I never knew I needed a centered crop overlay, but the other day it was the perfect crop overlay for the job at hand. While walking around the downtown of nearby Portsmouth, NH, I noticed the drawbridge going up and a very large ship about to pass underneath. Since traffic was stopped (obviously) I walked out into the middle of the road and waited until the ship seemed to be about centered on the bridge, and took a few photos with my iPhone. The photos then automatically imported into the Lightroom app and uploaded to the cloud as I continued my walk around town.
The next time I opened Lightroom Classic back home all of those photos automatically downloaded into my Classic catalog and local storage. With all of those wonderful lines and shadows I wanted to ensure the photo was centered and straightened correctly, and I remembered the new centered crop overlay.

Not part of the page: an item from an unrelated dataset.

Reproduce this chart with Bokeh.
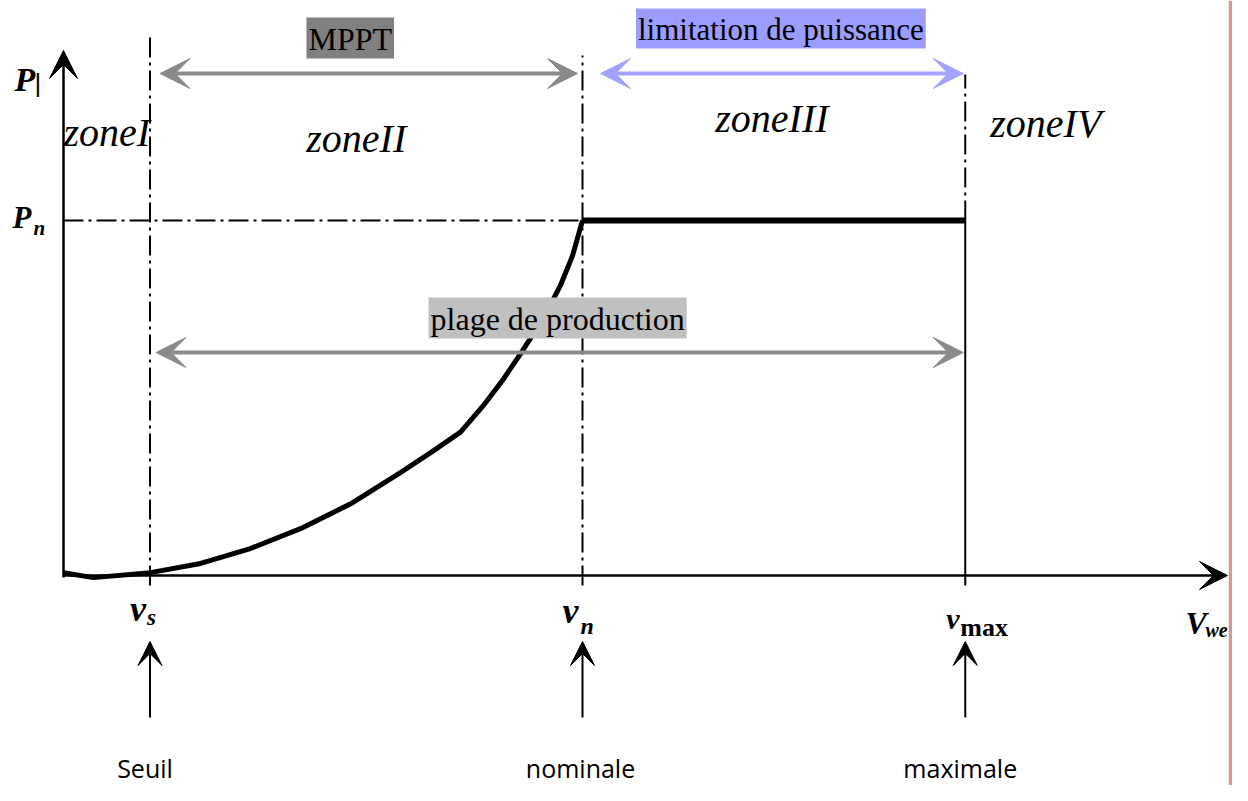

With the Crop tool enabled, you can find it via the Tools > Crop Guide Overlay menu, or just press O on your keyboard to cycle through the other overlays until it appears. Side note, if there are overlays you don’t ever want to see just go to the Choose Overlays to Cycle option under the Crop Guide Overlay menu and deselect any overlays you’d rather not see when you cycle with the shortcut (you can still access any of the overlays via the menu directly).
When I crop I like to hide all panels (Shift+Tab) and enable Lights Out (press L twice), so that my photo fills maximum screen real estate (hiding panels) and so that as I adjust the crop I am seeing the final cropped look in real time (Lights Out). With the Centered overlay on screen, I held down Shift+Option (Alt on Win) and clicked and dragged a corner Crop handle toward the center. Holding Shift+Option/Alt moves all four corners toward the center simultaneously.
I could see that I was close to having shot it level, but not close enough. I wanted to see that center line of the overlay bisect the center of the painted lines all the way up through the center of the cross beams at the top. So, moving the cursor slightly outside the frame of the photo engages the ability to click and drag to rotate the photo. As you start to rotate the overlay changes to the Grid to help visualize horizontal and vertical alignment. I just needed a slight nudge to level it.
Once the photo was centered, I continued to tweak the composition by adjusting the Crop handles and repositioning the photo for preferred composition.
Once I was satisfied, I pressed Shift+Tab again to bring back the panels, and then pressed L once to return to Lights On (also accessible via the Window > Lights Out menu).